STATED PROBLEM
Copy each line that holds "with".

INFORMATION SUPPLIED

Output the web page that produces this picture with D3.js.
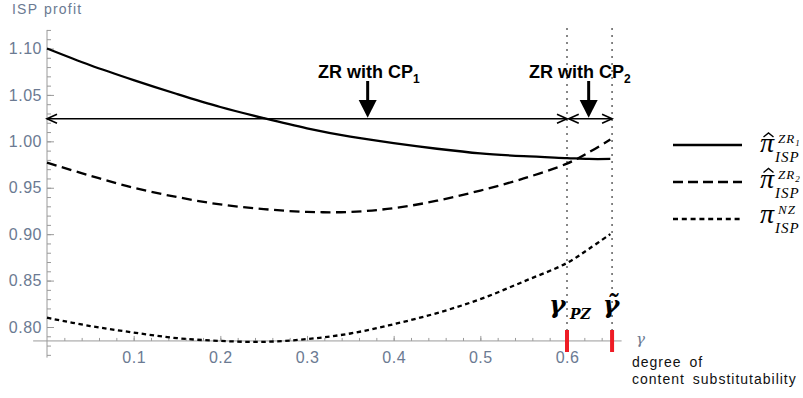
<!DOCTYPE html>
<html><head><meta charset="utf-8">
<script src="https://cdn.jsdelivr.net/npm/d3@7"></script>
<style>body{margin:0;background:#fff}svg{display:block}</style>
</head><body>
<svg id="c" width="803" height="398"></svg>
<script>
// ---- data ----
const gamma = [0, 0.05, 0.1, 0.15, 0.2, 0.25, 0.3, 0.35, 0.4, 0.45, 0.5, 0.55, 0.6, 0.625, 0.65];
const zr1 = [1.100, 1.082, 1.066, 1.051, 1.037, 1.025, 1.014, 1.005, 0.998, 0.992, 0.987, 0.984, 0.982, 0.981, 0.981];
const zr2 = [0.977, 0.963, 0.950, 0.940, 0.932, 0.927, 0.924, 0.924, 0.928, 0.936, 0.947, 0.960, 0.976, 0.988, 1.002];
const nz  = [0.810, 0.801, 0.794, 0.788, 0.785, 0.784, 0.787, 0.793, 0.803, 0.815, 0.830, 0.849, 0.869, 0.884, 0.900];
const xTickValues = [0.1, 0.2, 0.3, 0.4, 0.5, 0.6];
const yTickValues = [0.80, 0.85, 0.90, 0.95, 1.00, 1.05, 1.10];
const gammaPZ = 0.6, gammaTilde = 0.652;
const arrowLevel = 1.0243, axisCross = 0.785;
const cp1At = 0.37, cp2At = 0.625;
const legendSup = ["ZR", "ZR", "NZ"];
const legendSupIdx = ["1", "2", ""];
const legendHat = [true, true, false];
const legendDash = [null, "10,5", "5,3.8"];

const svg = d3.select("#c");
svg.append("rect").attr("width", 803).attr("height", 398).attr("fill", "#fff");
const x = d3.scaleLinear().domain([0, 0.6]).range([47, 567]);
const y = d3.scaleLinear().domain([0.80, 1.10]).range([327, 48.5]);
const axisCol = "#9a9a9a", labCol = "#6b7a92";

// y axis
const yMinor = d3.range(0.77, 1.1201, 0.01);
const gyMinor = svg.append("g").attr("transform", `translate(${x(0)},0)`)
  .call(d3.axisLeft(y).tickValues(yMinor).tickSize(-4).tickFormat(""));
const gy = svg.append("g").attr("transform", `translate(${x(0)},0)`)
  .call(d3.axisLeft(y).tickValues(yTickValues).tickSize(-7).tickPadding(5).tickFormat(d3.format(".2f")));
// x axis
const xMinor = d3.range(0.02, 0.66, 0.02);
const gxMinor = svg.append("g").attr("transform", `translate(0,${y(axisCross)})`)
  .call(d3.axisBottom(x).tickValues(xMinor).tickSize(-3).tickFormat(""));
const gx = svg.append("g").attr("transform", `translate(0,${y(axisCross)})`)
  .call(d3.axisBottom(x).tickValues(xTickValues).tickSize(-5).tickPadding(11).tickFormat(d3.format(".1f")));
[gy, gx, gyMinor, gxMinor].forEach(g => {
  g.select(".domain").remove();
  g.selectAll(".tick line").attr("stroke", axisCol);
  g.selectAll("text").attr("fill", labCol).attr("font-family", "Liberation Sans, Arial, sans-serif")
    .attr("font-size", 16).attr("letter-spacing", 0.5);
});
svg.append("line").attr("x1", x(0)).attr("x2", x(0)).attr("y1", y(1.12)).attr("y2", y(0.767))
  .attr("stroke", axisCol);
svg.append("line").attr("x1", x(-0.016)).attr("x2", x(0.663)).attr("y1", y(axisCross)).attr("y2", y(axisCross))
  .attr("stroke", axisCol);

// vertical dotted guides
[gammaPZ, gammaTilde].forEach(g => {
  svg.append("line").attr("x1", x(g)).attr("x2", x(g)).attr("y1", 28).attr("y2", y(axisCross))
    .attr("stroke", "#555").attr("stroke-width", 1.4).attr("stroke-dasharray", "2,5");
});

// curves
const line = d3.line().x((d, i) => x(gamma[i])).y(d => y(d)).curve(d3.curveCatmullRom.alpha(0.5));
const series = [[zr1, null], [zr2, "10,5.5"], [nz, "4.5,3.5"]];
series.forEach(([vals, dash]) => {
  const p = svg.append("path").attr("d", line(vals)).attr("fill", "none")
    .attr("stroke", "#000").attr("stroke-width", 2.3);
  if (dash) p.attr("stroke-dasharray", dash);
});

// horizontal double arrows
const ay = y(arrowLevel);
function dblArrow(a, b) {
  const xa = x(a), xb = x(b);
  svg.append("line").attr("x1", xa).attr("x2", xb).attr("y1", ay).attr("y2", ay)
    .attr("stroke", "#000").attr("stroke-width", 1.6);
  svg.append("path").attr("d", `M${xa + 10},${ay - 4.5}L${xa},${ay}L${xa + 10},${ay + 4.5}`)
    .attr("fill", "none").attr("stroke", "#000").attr("stroke-width", 1.6);
  svg.append("path").attr("d", `M${xb - 10},${ay - 4.5}L${xb},${ay}L${xb - 10},${ay + 4.5}`)
    .attr("fill", "none").attr("stroke", "#000").attr("stroke-width", 1.6);
}
dblArrow(0, gammaPZ);
dblArrow(gammaPZ + 0.002, gammaTilde);

// down arrows and labels
function downArrow(v) {
  const cx = x(v);
  svg.append("line").attr("x1", cx).attr("x2", cx).attr("y1", 81).attr("y2", 101)
    .attr("stroke", "#000").attr("stroke-width", 3);
  svg.append("path").attr("d", `M${cx - 9},100L${cx + 9},100L${cx},${ay - 1}Z`).attr("fill", "#000");
}
downArrow(cp1At); downArrow(cp2At);
function zrLabel(x0, sub) {
  const t = svg.append("text").attr("x", x0).attr("y", 78)
    .attr("font-family", "Liberation Sans, Arial, sans-serif").attr("font-weight", "bold").attr("font-size", 18);
  t.append("tspan").text("ZR with CP");
  t.append("tspan").attr("font-size", 12).attr("dy", 5).text(sub);
}
zrLabel(318, "1");
zrLabel(529, "2");

// red marks on the axis
[gammaPZ, gammaTilde].forEach(g => {
  svg.append("line").attr("x1", x(g)).attr("x2", x(g)).attr("y1", 330).attr("y2", 352)
    .attr("stroke", "#ee1c25").attr("stroke-width", 4);
});

// gamma labels
const gl = svg.append("text").attr("x", x(gammaPZ) - 18).attr("y", 313)
  .attr("font-family", "DejaVu Serif, serif").attr("font-weight", "bold").attr("font-style", "italic").attr("font-size", 25);
gl.append("tspan").text("γ");
gl.append("tspan").attr("font-size", 14).attr("x", x(gammaPZ) + 3).attr("dy", 6).text("PZ");
svg.append("text").attr("x", x(gammaTilde) - 1).attr("y", 313).attr("text-anchor", "middle")
  .attr("font-family", "DejaVu Serif, serif").attr("font-weight", "bold").attr("font-style", "italic").attr("font-size", 25)
  .text("γ\u0303");

// axis titles
svg.append("text").attr("x", 12).attr("y", 14).attr("fill", labCol)
  .attr("font-family", "Liberation Sans, Arial, sans-serif").attr("font-size", 14).attr("letter-spacing", 1.2)
  .attr("word-spacing", 1).text("ISP profit");
svg.append("text").attr("x", 636).attr("y", 344).attr("fill", labCol)
  .attr("font-family", "DejaVu Serif, serif").attr("font-style", "italic").attr("font-size", 15).text("γ");
["degree of", "content substitutability"].forEach((s, i) => {
  svg.append("text").attr("x", 632).attr("y", 367 + i * 17).attr("fill", "#111")
    .attr("font-family", "Liberation Sans, Arial, sans-serif").attr("font-size", 14)
    .attr("letter-spacing", 1.0).attr("word-spacing", 3).text(s);
});

// legend
legendSup.forEach((sup, i) => {
  const ly = 145 + i * 37;
  const l = svg.append("line").attr("x1", 673).attr("x2", 742).attr("y1", ly).attr("y2", ly)
    .attr("stroke", "#000").attr("stroke-width", 2.5);
  if (legendDash[i]) l.attr("stroke-dasharray", legendDash[i]);
  const base = 152 + i * 35.5;
  svg.append("text").attr("x", 760).attr("y", base)
    .attr("font-family", "Liberation Serif, serif").attr("font-style", "italic").attr("font-size", 28).text("π");
  const sp = svg.append("text").attr("x", 778).attr("y", base - 9)
    .attr("font-family", "Liberation Serif, serif").attr("font-style", "italic");
  sp.append("tspan").attr("font-size", 13).attr("letter-spacing", 1).text(sup);
  if (legendSupIdx[i]) sp.append("tspan").attr("font-size", 9).attr("dy", 3).text(legendSupIdx[i]);
  svg.append("text").attr("x", 775).attr("y", base + 10)
    .attr("font-family", "Liberation Serif, serif").attr("font-style", "italic")
    .attr("font-size", 15).attr("letter-spacing", 1).text("ISP");
  if (legendHat[i]) {
    svg.append("path").attr("d", `M763.5,${base - 15}L768.5,${base - 19}L773.5,${base - 15}`)
      .attr("fill", "none").attr("stroke", "#000").attr("stroke-width", 1.4);
  }
});
</script>
</body></html>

SOLUTION TO THIS PROBLEM
Output the web page that produces this picture with D3.js.
  t.append("tspan").text("ZR with CP");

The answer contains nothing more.